On November 11, 1885, Leland Stanford and Jane Lathrop Stanford formally established the University with a Founding Grant. The language of this original grant clearly reveals the Stanfords' intention. Indeed, the first section of the Founding Grant sets out the University's object and public service-related purposes:
"Its object, to qualify its students for personal success, and direct usefulness in life; And its purposes, to promote the public welfare by exercising an influence on behalf of humanity and civilization, and inculcating love and reverence for the great principles of government."
In the years after Leland Stanford's death, Jane Lathrop Stanford prepared several amendments to the Founding Grant, and one of those, the amendments of November 1, 1901, reinforced the public service aspects of the University's purpose. Stanford wrote, "While the instruction offered must be such as will qualify the students for personal success and direct usefulness in life, they should understand that it is offered in the hope and trust that they will become thereby of greater service to the public."
In 1983, Stanford University President Donald Kennedy challenged graduating seniors to dedicate some of their talents to serving society and humanity. As former Commissioner of the Food & Drug Administration (FDA), he knew the value of a life in public service. He appointed Catherine Milton as Assistant to the President to evaluate the state of public service at Stanford. Milton found numerous public service efforts by students, but a lack of institutional support and chronic leadership challenges. On her recommendation, Stanford officially established the Public Service Center in Owen House in 1985, with Milton serving as founding director. In 1987, the Public Service Center became a featured objective in the university’s Centennial campaign.

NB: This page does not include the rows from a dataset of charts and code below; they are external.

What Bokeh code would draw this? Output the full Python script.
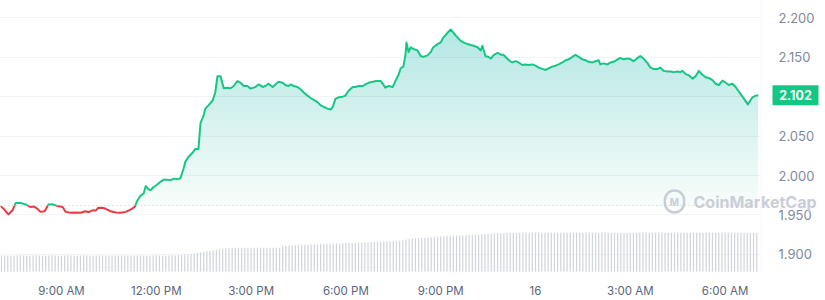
import numpy as np
from bokeh.plotting import figure
from bokeh.layouts import row
from bokeh.models import Range1d, FixedTicker, Span, Label, Grid
from bokeh.core.properties import value
from bokeh.embed import file_html
from bokeh.resources import INLINE

# ---- data (minutes since 00:00 on the 15th) ----
minutes = [424, 430, 439, 447, 453, 462, 472, 481, 487, 494, 500, 508, 515, 523, 532, 542,
           548, 557, 567, 576, 586, 591, 599, 605, 610, 620, 627, 633, 643, 652, 662, 671,
           679, 684, 690, 696, 700, 705, 709, 715, 722, 728, 734, 741, 747, 753, 760, 766,
           772, 775, 781, 789, 794, 800, 804, 810, 813, 819, 827, 832, 836, 842, 848, 855,
           861, 867, 874, 880, 886, 893, 899,
           908, 914, 922, 927, 933, 941, 946, 952, 960, 965, 971, 975, 981, 988, 994, 1000,
           1007, 1013, 1019, 1026, 1032, 1038, 1045, 1051, 1055, 1060, 1066, 1074, 1079, 1085,
           1093, 1098, 1104, 1112, 1117, 1123, 1131, 1136,
           1146, 1151, 1155, 1161, 1169, 1174, 1180, 1184, 1189, 1193, 1195, 1199, 1203, 1208,
           1216, 1222, 1227, 1235, 1241, 1246, 1254, 1260, 1265, 1273, 1279, 1284, 1292, 1298,
           1303, 1311, 1317, 1322, 1330, 1336, 1339, 1345, 1351, 1355, 1360, 1368, 1374, 1379,
           1387, 1393, 1396, 1402, 1408, 1415, 1421, 1427, 1434, 1440, 1446, 1453, 1459, 1465,
           1472, 1478, 1484, 1491, 1497, 1503, 1510, 1516, 1522, 1529, 1535, 1541, 1548, 1554,
           1560, 1563, 1569, 1577, 1582, 1588, 1596, 1601, 1607, 1615, 1620,
           1626, 1634, 1639, 1645, 1653, 1658, 1664, 1672, 1677, 1683, 1691, 1696, 1702, 1710,
           1715, 1719, 1725, 1731, 1738, 1744, 1750, 1757, 1763, 1769, 1776, 1782, 1788, 1795,
           1801, 1807, 1814, 1820, 1826, 1833, 1839, 1843, 1848, 1852, 1858, 1863]

prices = [1.9615, 1.9580, 1.9506, 1.9559, 1.9650, 1.9653, 1.9633, 1.9601, 1.9608, 1.9580,
          1.9539, 1.9547, 1.9631, 1.9635, 1.9613, 1.9601, 1.9539, 1.9527, 1.9531, 1.9527,
          1.9547, 1.9534, 1.9559, 1.9555, 1.9592, 1.9588, 1.9568, 1.9547, 1.9531, 1.9527,
          1.9539, 1.9568,
          1.9601, 1.9682, 1.9743, 1.9773, 1.9866, 1.9826, 1.9813, 1.9854, 1.9887, 1.9920,
          1.9948, 1.9948, 1.9940, 1.9961, 1.9952, 1.9969, 2.0092, 2.0173, 2.0235, 2.0289,
          2.0338, 2.0338, 2.0665, 2.0768, 2.0849, 2.0891, 2.0952, 2.1054, 2.1259, 2.1259,
          2.1107, 2.1115, 2.1107, 2.1136, 2.1198, 2.1177, 2.1136, 2.1136, 2.1103,
          2.1124, 2.1156, 2.1124, 2.1136, 2.1165, 2.1124, 2.1156, 2.1189, 2.1177, 2.1149,
          2.1136, 2.1156, 2.1136, 2.1124, 2.1095, 2.1054, 2.1014, 2.0984, 2.0959, 2.0931,
          2.0891, 2.0870, 2.0849, 2.0837, 2.0870, 2.0972, 2.0993, 2.1001, 2.1014, 2.1075,
          2.1124, 2.1124, 2.1136, 2.1136, 2.1156, 2.1177, 2.1189, 2.1198,
          2.1198, 2.1156, 2.1115, 2.1136, 2.1124, 2.1198, 2.1279, 2.1361, 2.1382, 2.1525,
          2.1689, 2.1566, 2.1628, 2.1607, 2.1586, 2.1517, 2.1505, 2.1525, 2.1566, 2.1628,
          2.1668, 2.1689, 2.1751, 2.1812, 2.1853, 2.1812, 2.1751, 2.1709, 2.1689, 2.1668,
          2.1656, 2.1647, 2.1628, 2.1586, 2.1647, 2.1517, 2.1505, 2.1484, 2.1525, 2.1558,
          2.1533, 2.1533,
          2.1478, 2.1447, 2.1435, 2.1451, 2.1435, 2.1402, 2.1410, 2.1402, 2.1410, 2.1394,
          2.1370, 2.1353, 2.1340, 2.1361, 2.1382, 2.1394, 2.1410, 2.1435, 2.1463, 2.1475,
          2.1505, 2.1533, 2.1505, 2.1475, 2.1463, 2.1443, 2.1435, 2.1451, 2.1463, 2.1410,
          2.1423, 2.1410, 2.1435, 2.1443, 2.1475, 2.1493, 2.1475, 2.1484, 2.1478,
          2.1451, 2.1493, 2.1517, 2.1484, 2.1423, 2.1370, 2.1353, 2.1353, 2.1370, 2.1328,
          2.1321, 2.1321, 2.1312, 2.1321, 2.1312, 2.1328, 2.1287, 2.1272, 2.1230, 2.1259,
          2.1328, 2.1279, 2.1247, 2.1238, 2.1210, 2.1165, 2.1149, 2.1205, 2.1177, 2.1149,
          2.1165, 2.1124, 2.1066, 2.1001, 2.0944, 2.0903, 2.0952, 2.0993, 2.1014, 2.1020]

# volume buckets every 6 minutes (relative units)
vol_minutes = list(range(426, 1866, 6))
volume = [16.5, 16.5, 16.5, 16.5, 16.5, 16.5, 16.5, 16.5, 16.5, 16.5, 16.5, 16.5, 16.5, 16.5,
          16.5, 16.5, 16.5, 16.5, 16.5, 16.5, 16.5, 16.5, 16.5, 16.5, 16.5, 16.5, 16.5, 16.5,
          16.5, 16.5, 16.5, 16.5, 16.5, 16.5, 16.5, 16.5, 16.5, 16.5, 16.5, 16.5, 16.5, 16.5,
          16.5, 16.5, 16.5, 16.5, 16.5, 16.5, 16.5, 16.5, 16.5, 16.5, 16.5, 16.5, 16.5, 16.5,
          17, 17, 17.5, 18, 18.5, 19, 19.5, 20, 20.5, 21, 21.5, 22, 22.5, 23, 23.5, 24, 24,
          24.5, 24.5, 24.5, 24.5, 24.5, 24.5, 24.5, 24.5, 24.5, 24.5, 24.5, 24.5, 24.5, 24.5,
          24.5, 24.5,
          26.5, 27, 27, 27, 27.2, 27.4, 27.5, 27.6, 27.8, 27.9, 28,
          28, 28.2, 28.4, 28.5, 28.6, 28.8, 29, 29.1, 29.2, 29.4, 29.5,
          29.6, 29.8, 30, 30.1, 30.2, 30.4, 30.5, 30.6, 30.8, 30.9, 31,
          31.2, 31.4, 31.5, 31.6, 31.8, 32, 33, 34,
          34.2, 34.4, 34.6, 34.8, 35, 35.2, 35.5, 35.8, 36, 36.2, 36.5, 36.8, 37,
          37.2, 37.3, 37.5, 37.6, 37.8, 37.9, 38, 38.2, 38.3, 38.5,
          38.7, 38.9, 39.1, 39.3, 39.5, 39.6, 39.8, 40,
          40, 40, 40, 40, 40, 40, 40, 40, 40, 40, 40, 40, 40, 40, 40, 40, 40, 40, 40, 40,
          40, 40, 40, 40, 40, 40, 40, 40, 40, 40, 40, 40, 40, 40, 40, 40, 40, 40, 40, 40,
          40, 40, 40, 40, 40, 40, 40, 40, 40, 40, 40, 40, 40, 40, 40, 40, 40, 40, 40, 40,
          40, 40, 40, 40, 40, 40, 40, 40, 40, 40, 40, 40, 40, 40, 40, 40, 40, 40, 40]

x_ticks = [540, 720, 900, 1080, 1260, 1440, 1620, 1800]
x_tick_labels = ["9:00 AM", "12:00 PM", "3:00 PM", "6:00 PM", "9:00 PM", "16", "3:00 AM", "6:00 AM"]
y_ticks = [1.900, 1.950, 2.000, 2.050, 2.150, 2.200]
y_tick_labels = ["1.900", "1.950", "2.000", "2.050", "2.150", "2.200"]
grid_ticks = [1.900, 1.950, 2.000, 2.050, 2.100, 2.150, 2.200]
open_price = 1.9618
last_price = 2.102

GREEN = "#16c784"
RED = "#ea3943"
WM = "#c9ced6"

y_range = Range1d(1.8757, 2.2221)

# ---------------- main chart ----------------
p = figure(width=760, height=300, output_backend="svg", toolbar_location=None,
           x_range=Range1d(424.2, 1867.2), y_range=y_range,
           y_axis_location=None, min_border_left=0, min_border_top=0,
           min_border_right=0, min_border_bottom=18)
p.outline_line_color = None
p.background_fill_color = "white"
p.border_fill_color = "white"
p.xgrid.visible = False
p.add_layout(Grid(dimension=1, ticker=FixedTicker(ticks=grid_ticks),
                  grid_line_color="#f1f3f6"))

# volume bars
p.extra_y_ranges = {"vol": Range1d(-2, 280)}
p.vbar(x=vol_minutes, top=volume, bottom=0, width=2.3, y_range_name="vol",
       fill_color="#d0d4db", line_color=None)

# gradient-like fill above the open price
mt = np.array(minutes, dtype=float)
pr = np.array(prices)
p.varea(x=mt, y1=np.full_like(pr, open_price), y2=np.maximum(pr, open_price),
        fill_color=GREEN, fill_alpha=0.04)
for lvl in np.arange(1.97, 2.19, 0.01):
    p.varea(x=mt, y1=np.full_like(pr, lvl), y2=np.maximum(pr, lvl),
            fill_color=GREEN, fill_alpha=0.013)

# baseline (open price)
p.add_layout(Span(location=open_price, dimension="width", line_color="#c3c8d0",
                  line_dash="1 3", line_width=1))

def split_runs(xs, ys, base):
    up_x, up_y, dn_x, dn_y = [], [], [], []
    cx, cy = [xs[0]], [ys[0]]
    cur_up = ys[0] >= base
    for i in range(1, len(xs)):
        x0, y0, x1, y1 = xs[i - 1], ys[i - 1], xs[i], ys[i]
        up = y1 >= base
        if up != cur_up:
            xc = x0 + (base - y0) * (x1 - x0) / (y1 - y0)
            cx.append(xc); cy.append(base)
            if cur_up:
                up_x.append(cx); up_y.append(cy)
            else:
                dn_x.append(cx); dn_y.append(cy)
            cx, cy = [xc], [base]
            cur_up = up
        cx.append(x1); cy.append(y1)
    if cur_up:
        up_x.append(cx); up_y.append(cy)
    else:
        dn_x.append(cx); dn_y.append(cy)
    return up_x, up_y, dn_x, dn_y

ux, uy, dx, dy = split_runs(list(mt), list(pr), open_price)
p.multi_line(xs=ux, ys=uy, line_color=GREEN, line_width=2, line_join="round")
p.multi_line(xs=dx, ys=dy, line_color=RED, line_width=2, line_join="round")

xa = p.xaxis[0]
xa.ticker = FixedTicker(ticks=x_ticks)
xa.major_label_overrides = {float(t): s for t, s in zip(x_ticks, x_tick_labels)}
xa.axis_line_color = None
xa.major_tick_line_color = None
xa.minor_tick_line_color = None
xa.major_label_standoff = 4
xa.major_label_text_font = "Inter"
xa.major_label_text_font_size = "11.5px"
xa.major_label_text_color = "#58667e"

# watermark: logo + first part of the word (kept fully inside this panel)
p.add_layout(Label(x=674, y=201, x_units="canvas", y_units="canvas", text="M",
                   text_align="center", text_baseline="middle",
                   text_color=WM, text_font="Inter", text_font_size="10px",
                   text_font_style="bold", border_line_color=WM, border_line_width=2.5,
                   border_radius=11, padding=5))
p.add_layout(Label(x=693, y=201, x_units="canvas", y_units="canvas", text="CoinMar",
                   text_align="left", text_baseline="middle", text_color=WM,
                   text_font="Inter", text_font_size="16px", text_font_style="bold"))

# ---------------- price scale panel ----------------
s = figure(width=65, height=300, output_backend="svg", toolbar_location=None,
           x_range=Range1d(0, 65), y_range=y_range,
           x_axis_location=None, y_axis_location=None,
           min_border_left=0, min_border_top=0, min_border_right=0, min_border_bottom=18)
s.outline_line_color = None
s.background_fill_color = "white"
s.border_fill_color = "white"
s.xgrid.visible = False
s.ygrid.visible = False
s.add_layout(Span(location=0.5, dimension="height", line_color="#f1f3f6", line_width=1))

s.text(x=[18] * len(y_ticks), y=y_ticks, text=y_tick_labels,
       text_align="left", text_baseline="middle", text_color="#808a9d",
       text_font=value("Inter"), text_font_size="13px")

# watermark: rest of the word
s.add_layout(Label(x=0.5, y=201, x_units="canvas", y_units="canvas",
                   text="ketCap", text_align="left", text_baseline="middle",
                   text_color=WM, text_font="Inter", text_font_size="16px",
                   text_font_style="bold"))

# last price tag
s.rect(x=[35], y=[last_price], width=46, height=20, height_units="screen",
       fill_color=GREEN, line_color=None)
s.text(x=[35], y=[last_price], text=[f"{last_price:.3f}"],
       text_align="center", text_baseline="middle", text_color="white",
       text_font=value("Inter"), text_font_size="12.5px", text_font_style="bold")

layout = row(p, s, spacing=0)
open("out.html", "w").write(file_html(layout, INLINE))
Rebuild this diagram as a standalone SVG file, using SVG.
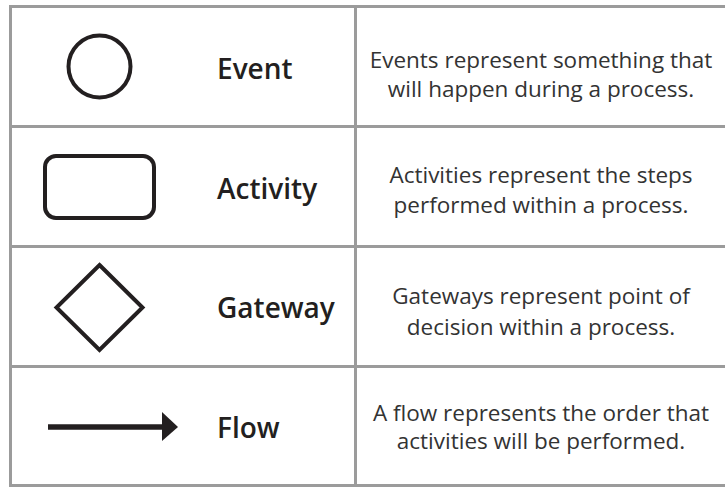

The Public Service Center became the Haas Center for Public Service in 1989, honoring the $5 million contribution of the Haas family of San Francisco to create a founding endowment. A $1.2 million gift from the Miriam and Peter Haas Fund simultaneously established the Miriam and Peter Haas Centennial Professorship in Public Service with statesman, author, and Haas Center National Advisory Board (NAB) co-founder John W. Gardner becoming the first chairholder. The Haas family’s generosity towards and involvement in the center has endured; Miriam (“Mimi") Haas has served as an active member of NAB since 1989, and received an Outstanding Achievement award in 1997 from the Stanford Associates for her dedication to public service and volunteerism.
In 2001, new endowment goals were incorporated into the Campaign for Undergraduate Education’s (CUE) $1 billion endowment initiative. In response, Peter and Mimi Haas endowed the Peter E. Haas Directorship of the center, and created a new service-learning program endowment. With its 20 staffed programs and its many student, faculty, community and alumni collaborators, the Haas Center is known as a national model for an integrative approach to public service education.
Over three decades later, the Haas Center continues to engage Stanford students and faculty in public service.